I couldn’t agree with you more Julie, in your last sentence: “Thus, students social contexts and using a social-constructionist pedagogy remains a major question in rhetoric and composition studies, but one I suggest is relevant to developing research in WAC and the transfer of writing skills as applied learning in the ‘real world.’” Your focus on the question of social constructivism and the effectiveness of students using their own experience to make meaning and become better writers was incredibly interesting, especially in light of our class discussion last week on technical writing and briefly WID/WAC. My question for scholars like Zorn is why can’t we have both? Why can’t students’ social, familial, cultural, and life experiences play into their development of effective writing and/or classical rhetorical techniques, such as invention, arrangement, style, delivery, and memory?
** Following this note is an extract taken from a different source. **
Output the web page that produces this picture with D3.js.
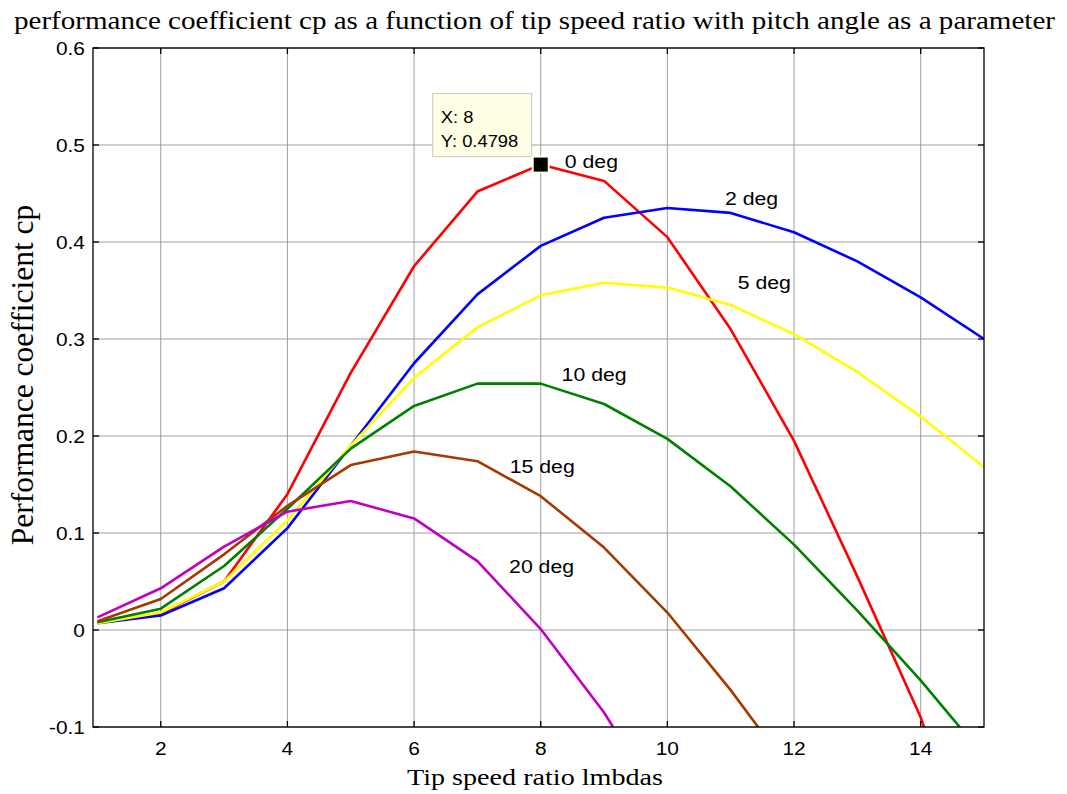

As you write, Zorn and others who critique social constructivism or civic engagement in a first year writing course do loudly question ‘‘Does raising social consciousness and civic responsibility in first-year writing courses really bear out later in the students’ professional, academic, and social lives?,” and I personally (as a first year writing teacher) often want to answer why wouldn’t we want to raise social consciousness and civic responsibility? For me, I feel that those two areas of life are perhaps the greatest things we should emphasize in any student’s professional, academic, and social lives. However, I do have to admit that I also understand Zorn’s critique, as there seems to be a disconnect between common writing assignments in a first-year writing course at my school (like a “literacy narrative” or “discourse community analysis”) and the technical writing most will end up doing….I still want to side, at the end of the day, with scholars like Cushman though.